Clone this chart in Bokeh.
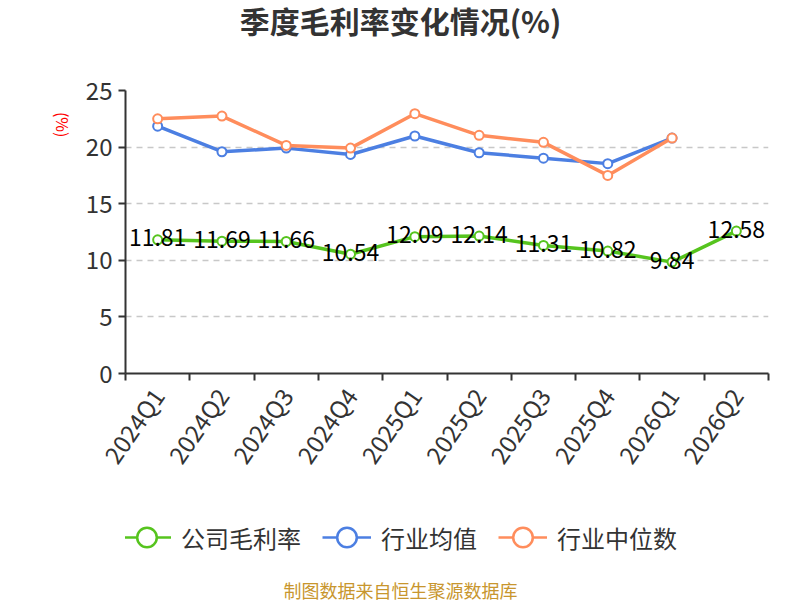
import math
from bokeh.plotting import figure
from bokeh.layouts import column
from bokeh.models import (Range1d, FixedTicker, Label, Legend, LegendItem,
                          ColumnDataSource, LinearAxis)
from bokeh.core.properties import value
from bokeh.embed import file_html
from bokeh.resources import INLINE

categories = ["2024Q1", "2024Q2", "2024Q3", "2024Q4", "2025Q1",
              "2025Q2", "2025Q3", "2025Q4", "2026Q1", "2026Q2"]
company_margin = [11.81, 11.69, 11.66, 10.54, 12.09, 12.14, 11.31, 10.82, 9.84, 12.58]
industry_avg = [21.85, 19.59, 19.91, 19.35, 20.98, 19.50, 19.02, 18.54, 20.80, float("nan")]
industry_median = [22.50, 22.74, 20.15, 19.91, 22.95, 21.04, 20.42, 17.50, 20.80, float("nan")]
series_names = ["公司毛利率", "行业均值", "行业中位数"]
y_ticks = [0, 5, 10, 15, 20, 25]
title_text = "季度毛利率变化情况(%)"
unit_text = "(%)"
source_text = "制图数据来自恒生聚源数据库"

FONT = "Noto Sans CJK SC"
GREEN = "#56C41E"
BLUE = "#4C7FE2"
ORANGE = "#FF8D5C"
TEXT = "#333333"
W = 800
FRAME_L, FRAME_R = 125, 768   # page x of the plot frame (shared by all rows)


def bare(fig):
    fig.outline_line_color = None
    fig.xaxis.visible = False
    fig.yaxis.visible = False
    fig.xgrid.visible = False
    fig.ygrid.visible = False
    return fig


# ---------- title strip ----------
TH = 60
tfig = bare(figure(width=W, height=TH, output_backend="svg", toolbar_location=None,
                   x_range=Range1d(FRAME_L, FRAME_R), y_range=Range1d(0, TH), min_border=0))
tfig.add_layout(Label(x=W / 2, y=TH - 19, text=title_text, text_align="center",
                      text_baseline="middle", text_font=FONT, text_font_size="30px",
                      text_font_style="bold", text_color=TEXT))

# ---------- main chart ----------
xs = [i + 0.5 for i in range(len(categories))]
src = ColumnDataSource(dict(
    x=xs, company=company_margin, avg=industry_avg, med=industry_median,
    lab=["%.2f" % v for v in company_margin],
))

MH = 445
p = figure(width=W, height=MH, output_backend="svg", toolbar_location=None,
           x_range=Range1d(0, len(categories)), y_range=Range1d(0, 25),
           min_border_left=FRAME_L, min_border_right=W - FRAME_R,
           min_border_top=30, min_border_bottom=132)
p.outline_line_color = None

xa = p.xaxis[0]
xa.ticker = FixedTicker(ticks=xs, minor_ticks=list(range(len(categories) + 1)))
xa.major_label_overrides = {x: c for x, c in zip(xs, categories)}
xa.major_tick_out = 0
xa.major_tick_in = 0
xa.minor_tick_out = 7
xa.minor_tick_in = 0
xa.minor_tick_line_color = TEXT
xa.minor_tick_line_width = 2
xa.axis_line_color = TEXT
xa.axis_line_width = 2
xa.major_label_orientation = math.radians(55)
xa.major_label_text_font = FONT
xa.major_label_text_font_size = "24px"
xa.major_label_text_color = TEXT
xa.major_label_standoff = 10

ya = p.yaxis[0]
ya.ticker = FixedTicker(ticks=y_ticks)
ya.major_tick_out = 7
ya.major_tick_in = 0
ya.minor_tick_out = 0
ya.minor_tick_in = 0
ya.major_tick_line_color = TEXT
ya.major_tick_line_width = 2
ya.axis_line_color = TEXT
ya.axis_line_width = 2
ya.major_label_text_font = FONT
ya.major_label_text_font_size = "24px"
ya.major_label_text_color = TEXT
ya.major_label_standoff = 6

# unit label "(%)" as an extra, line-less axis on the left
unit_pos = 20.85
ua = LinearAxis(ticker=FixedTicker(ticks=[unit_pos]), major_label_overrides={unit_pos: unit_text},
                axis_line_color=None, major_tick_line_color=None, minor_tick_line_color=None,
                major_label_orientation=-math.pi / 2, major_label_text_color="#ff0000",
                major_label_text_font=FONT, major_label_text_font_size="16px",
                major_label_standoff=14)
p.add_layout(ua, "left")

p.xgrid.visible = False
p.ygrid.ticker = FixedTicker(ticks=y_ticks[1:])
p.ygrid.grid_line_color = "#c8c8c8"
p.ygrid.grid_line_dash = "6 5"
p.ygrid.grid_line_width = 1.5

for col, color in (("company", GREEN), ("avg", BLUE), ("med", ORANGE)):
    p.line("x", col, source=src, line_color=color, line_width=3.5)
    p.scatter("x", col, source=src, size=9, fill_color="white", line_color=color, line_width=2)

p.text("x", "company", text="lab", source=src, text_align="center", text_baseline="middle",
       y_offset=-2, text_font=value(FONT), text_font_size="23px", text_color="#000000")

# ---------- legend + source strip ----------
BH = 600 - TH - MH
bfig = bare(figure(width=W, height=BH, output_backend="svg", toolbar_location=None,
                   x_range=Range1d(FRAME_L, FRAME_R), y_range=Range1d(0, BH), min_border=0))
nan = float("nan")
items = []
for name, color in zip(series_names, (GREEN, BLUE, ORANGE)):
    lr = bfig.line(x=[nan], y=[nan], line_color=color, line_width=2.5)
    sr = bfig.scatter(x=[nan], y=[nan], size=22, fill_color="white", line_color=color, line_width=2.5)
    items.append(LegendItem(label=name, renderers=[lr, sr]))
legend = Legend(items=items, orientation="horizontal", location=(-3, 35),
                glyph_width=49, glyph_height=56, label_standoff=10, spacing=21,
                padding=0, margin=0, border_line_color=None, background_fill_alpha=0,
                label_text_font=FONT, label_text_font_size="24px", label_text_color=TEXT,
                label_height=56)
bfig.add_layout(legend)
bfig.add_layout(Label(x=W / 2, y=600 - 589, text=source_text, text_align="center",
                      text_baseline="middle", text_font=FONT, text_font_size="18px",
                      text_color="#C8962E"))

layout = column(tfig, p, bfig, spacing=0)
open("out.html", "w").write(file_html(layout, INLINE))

:::::

Give every line back word for word and leave the pictures out.

## Output of the task:
Clone this chart in Bokeh.
import math
from bokeh.plotting import figure
from bokeh.layouts import column
from bokeh.models import (Range1d, FixedTicker, Label, Legend, LegendItem,
                          ColumnDataSource, LinearAxis)
from bokeh.core.properties import value
from bokeh.embed import file_html
from bokeh.resources import INLINE

categories = ["2024Q1", "2024Q2", "2024Q3", "2024Q4", "2025Q1",
              "2025Q2", "2025Q3", "2025Q4", "2026Q1", "2026Q2"]
company_margin = [11.81, 11.69, 11.66, 10.54, 12.09, 12.14, 11.31, 10.82, 9.84, 12.58]
industry_avg = [21.85, 19.59, 19.91, 19.35, 20.98, 19.50, 19.02, 18.54, 20.80, float("nan")]
industry_median = [22.50, 22.74, 20.15, 19.91, 22.95, 21.04, 20.42, 17.50, 20.80, float("nan")]
series_names = ["公司毛利率", "行业均值", "行业中位数"]
y_ticks = [0, 5, 10, 15, 20, 25]
title_text = "季度毛利率变化情况(%)"
unit_text = "(%)"
source_text = "制图数据来自恒生聚源数据库"

FONT = "Noto Sans CJK SC"
GREEN = "#56C41E"
BLUE = "#4C7FE2"
ORANGE = "#FF8D5C"
TEXT = "#333333"
W = 800
FRAME_L, FRAME_R = 125, 768   # page x of the plot frame (shared by all rows)


def bare(fig):
    fig.outline_line_color = None
    fig.xaxis.visible = False
    fig.yaxis.visible = False
    fig.xgrid.visible = False
    fig.ygrid.visible = False
    return fig


# ---------- title strip ----------
TH = 60
tfig = bare(figure(width=W, height=TH, output_backend="svg", toolbar_location=None,
                   x_range=Range1d(FRAME_L, FRAME_R), y_range=Range1d(0, TH), min_border=0))
tfig.add_layout(Label(x=W / 2, y=TH - 19, text=title_text, text_align="center",
                      text_baseline="middle", text_font=FONT, text_font_size="30px",
                      text_font_style="bold", text_color=TEXT))

# ---------- main chart ----------
xs = [i + 0.5 for i in range(len(categories))]
src = ColumnDataSource(dict(
    x=xs, company=company_margin, avg=industry_avg, med=industry_median,
    lab=["%.2f" % v for v in company_margin],
))

MH = 445
p = figure(width=W, height=MH, output_backend="svg", toolbar_location=None,
           x_range=Range1d(0, len(categories)), y_range=Range1d(0, 25),
           min_border_left=FRAME_L, min_border_right=W - FRAME_R,
           min_border_top=30, min_border_bottom=132)
p.outline_line_color = None

xa = p.xaxis[0]
xa.ticker = FixedTicker(ticks=xs, minor_ticks=list(range(len(categories) + 1)))
xa.major_label_overrides = {x: c for x, c in zip(xs, categories)}
xa.major_tick_out = 0
xa.major_tick_in = 0
xa.minor_tick_out = 7
xa.minor_tick_in = 0
xa.minor_tick_line_color = TEXT
xa.minor_tick_line_width = 2
xa.axis_line_color = TEXT
xa.axis_line_width = 2
xa.major_label_orientation = math.radians(55)
xa.major_label_text_font = FONT
xa.major_label_text_font_size = "24px"
xa.major_label_text_color = TEXT
xa.major_label_standoff = 10

ya = p.yaxis[0]
ya.ticker = FixedTicker(ticks=y_ticks)
ya.major_tick_out = 7
ya.major_tick_in = 0
ya.minor_tick_out = 0
ya.minor_tick_in = 0
ya.major_tick_line_color = TEXT
ya.major_tick_line_width = 2
ya.axis_line_color = TEXT
ya.axis_line_width = 2
ya.major_label_text_font = FONT
ya.major_label_text_font_size = "24px"
ya.major_label_text_color = TEXT
ya.major_label_standoff = 6

# unit label "(%)" as an extra, line-less axis on the left
unit_pos = 20.85
ua = LinearAxis(ticker=FixedTicker(ticks=[unit_pos]), major_label_overrides={unit_pos: unit_text},
                axis_line_color=None, major_tick_line_color=None, minor_tick_line_color=None,
                major_label_orientation=-math.pi / 2, major_label_text_color="#ff0000",
                major_label_text_font=FONT, major_label_text_font_size="16px",
                major_label_standoff=14)
p.add_layout(ua, "left")

p.xgrid.visible = False
p.ygrid.ticker = FixedTicker(ticks=y_ticks[1:])
p.ygrid.grid_line_color = "#c8c8c8"
p.ygrid.grid_line_dash = "6 5"
p.ygrid.grid_line_width = 1.5

for col, color in (("company", GREEN), ("avg", BLUE), ("med", ORANGE)):
    p.line("x", col, source=src, line_color=color, line_width=3.5)
    p.scatter("x", col, source=src, size=9, fill_color="white", line_color=color, line_width=2)

p.text("x", "company", text="lab", source=src, text_align="center", text_baseline="middle",
       y_offset=-2, text_font=value(FONT), text_font_size="23px", text_color="#000000")

# ---------- legend + source strip ----------
BH = 600 - TH - MH
bfig = bare(figure(width=W, height=BH, output_backend="svg", toolbar_location=None,
                   x_range=Range1d(FRAME_L, FRAME_R), y_range=Range1d(0, BH), min_border=0))
nan = float("nan")
items = []
for name, color in zip(series_names, (GREEN, BLUE, ORANGE)):
    lr = bfig.line(x=[nan], y=[nan], line_color=color, line_width=2.5)
    sr = bfig.scatter(x=[nan], y=[nan], size=22, fill_color="white", line_color=color, line_width=2.5)
    items.append(LegendItem(label=name, renderers=[lr, sr]))
legend = Legend(items=items, orientation="horizontal", location=(-3, 35),
                glyph_width=49, glyph_height=56, label_standoff=10, spacing=21,
                padding=0, margin=0, border_line_color=None, background_fill_alpha=0,
                label_text_font=FONT, label_text_font_size="24px", label_text_color=TEXT,
                label_height=56)
bfig.add_layout(legend)
bfig.add_layout(Label(x=W / 2, y=600 - 589, text=source_text, text_align="center",
                      text_baseline="middle", text_font=FONT, text_font_size="18px",
                      text_color="#C8962E"))

layout = column(tfig, p, bfig, spacing=0)
open("out.html", "w").write(file_html(layout, INLINE))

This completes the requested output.